1. Start by preheating your oven to 350 degrees F. This ensures that your pretzel crumbs will toast perfectly for that ideal crust.
2. In a medium bowl, combine the pretzel crumbs, melted butter, honey, and cinnamon. Mix until everything is well combined. You want a wet sand texture. Set aside about 2 tablespoons of the mixture to use later. Press the rest firmly into an 8 to 9 inch pie plate. This will serve as our delightful base!
3. Transfer the crust to the oven and bake until it’s toasted, which typically takes around 8 minutes. Keep an eye on it to avoid burning. Once done, let it cool completely. The crust should feel firm and slightly crispy.
4. While the crust is cooling, let’s prepare the cream filling. In a large bowl, use an electric mixer to beat the heavy cream and vanilla together on medium-high speed. Beat until soft peaks form, which usually takes about 2 to 3 minutes. This step is crucial for achieving that airy texture.
5. Next, add the crème fraîche and confectioners' sugar to the whipped cream. Beat on low speed until everything is well incorporated, about 30 seconds. Then, set this creamy mixture in the fridge to chill while you continue.

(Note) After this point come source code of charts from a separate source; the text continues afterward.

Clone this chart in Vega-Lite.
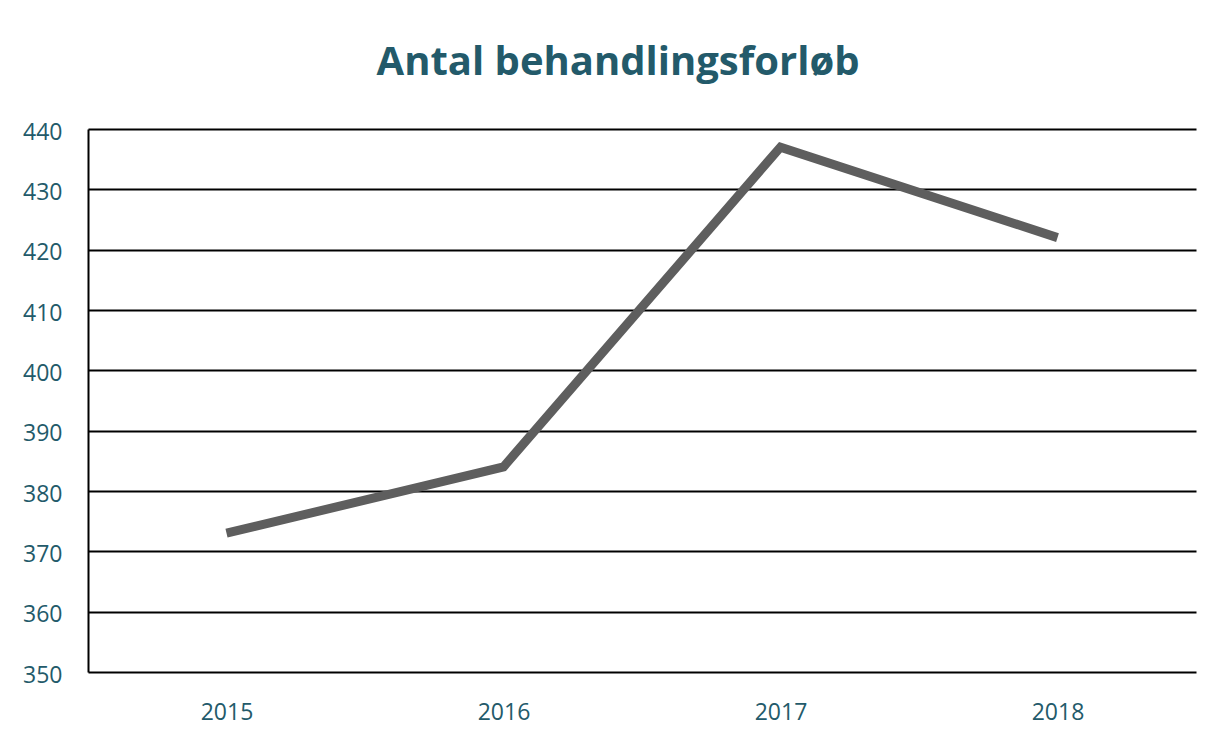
{
  "$schema": "https://vega.github.io/schema/vega-lite/v6.json",
  "width": 1108,
  "height": 543,
  "autosize": {"type": "none"},
  "padding": {"left": 88, "top": 129, "right": 20, "bottom": 57},
  "background": "white",
  "title": {
    "text": "Antal behandlingsforløb",
    "font": "Open Sans",
    "fontWeight": "bold",
    "fontSize": 40,
    "color": "#235A6A",
    "anchor": "middle",
    "frame": "group",
    "baseline": "alphabetic",
    "offset": 6,
    "dx": -24
  },
  "data": {
    "values": [
      {"year": "2015", "value": 373},
      {"year": "2016", "value": 384},
      {"year": "2017", "value": 437},
      {"year": "2018", "value": 422}
    ]
  },
  "mark": {"type": "line", "color": "#5E5E5E", "strokeWidth": 9, "strokeCap": "butt", "strokeJoin": "miter"},
  "encoding": {
    "x": {
      "field": "year",
      "type": "ordinal",
      "scale": {"type": "point", "padding": 0.5},
      "axis": {
        "title": null,
        "labelAngle": 0,
        "labelFont": "Open Sans",
        "labelFontSize": 23,
        "labelColor": "#235A6A",
        "labelPadding": 29,
        "ticks": false,
        "domain": false,
        "grid": false
      }
    },
    "y": {
      "field": "value",
      "type": "quantitative",
      "scale": {"domain": [350, 440], "nice": false, "zero": false},
      "axis": {
        "title": null,
        "values": [350, 360, 370, 380, 390, 400, 410, 420, 430, 440],
        "labelFont": "Open Sans",
        "labelFontSize": 23,
        "labelColor": "#235A6A",
        "labelPadding": 26,
        "labelOffset": 3,
        "ticks": false,
        "domain": true,
        "domainColor": "#000000",
        "domainWidth": 2,
        "grid": true,
        "gridColor": "#000000",
        "gridWidth": 2,
        "gridOpacity": 1
      }
    }
  },
  "config": {"view": {"stroke": null}}
}
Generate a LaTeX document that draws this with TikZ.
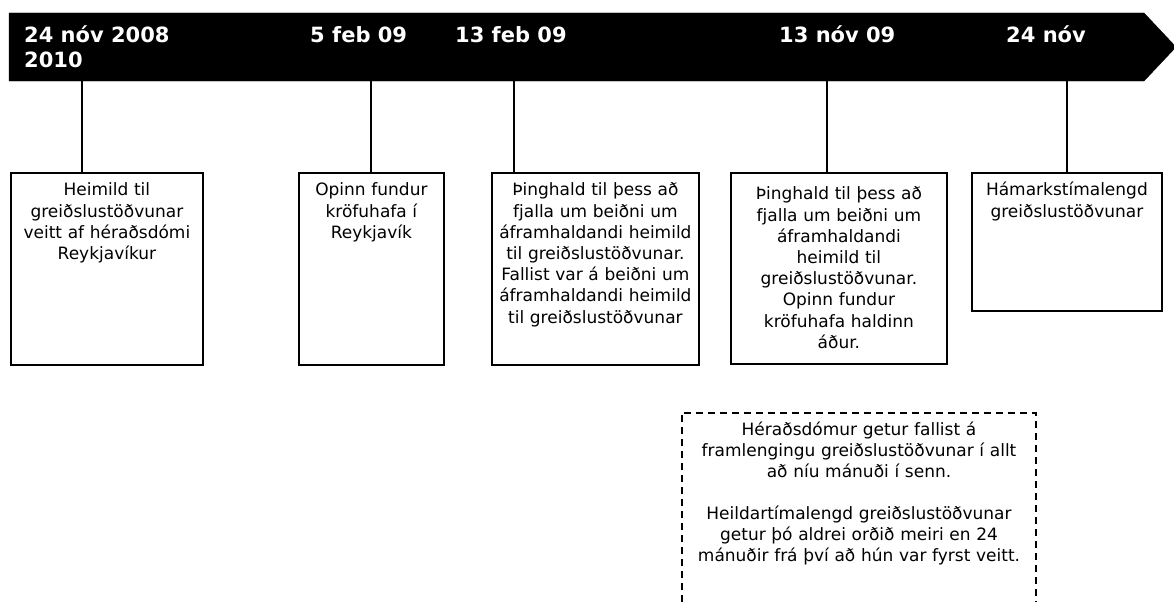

6. To assemble the pie, spread a generous layer of raspberry jam over the bottom of your cooled crust. This adds a beautiful fruity layer that complements the cream nicely.
7. Now, spoon the chilled cream mixture over the jam, spreading it to create an even layer. Be sure to cover the jam completely. Once assembled, cover the pie with plastic wrap and chill in the fridge for at least 6 hours, or overnight for best results. This resting period allows the flavors to meld and the pie to set properly.
8. Meanwhile, let’s prepare the peaches! In a medium saucepan, bring the honey to a low boil. Simmer for about 1 minute, then remove from heat. Toss in the sliced peaches and mix well to coat. Let them sit for about 10 minutes until they cool slightly. This process infuses the peaches with amazing flavor and softens them just a bit.
9. When it’s time to serve, take the pie out of the refrigerator. Spoon a few peach slices over the cream, reserving the extra peaches and honey for individual servings. Add a handful of fresh raspberries for a splash of color and flavor, and sprinkle the reserved pretzel crumbs on top for that extra crunch. Slice and serve immediately. Your guests will be amazed!
10. If you want to make a frozen pie, complete the recipe through step 4. Chill the pie while you make the peaches, then top with peaches and freeze until firm, about 3 to 4 hours or overnight. For best results, remove the pie from the freezer about 10 minutes before slicing.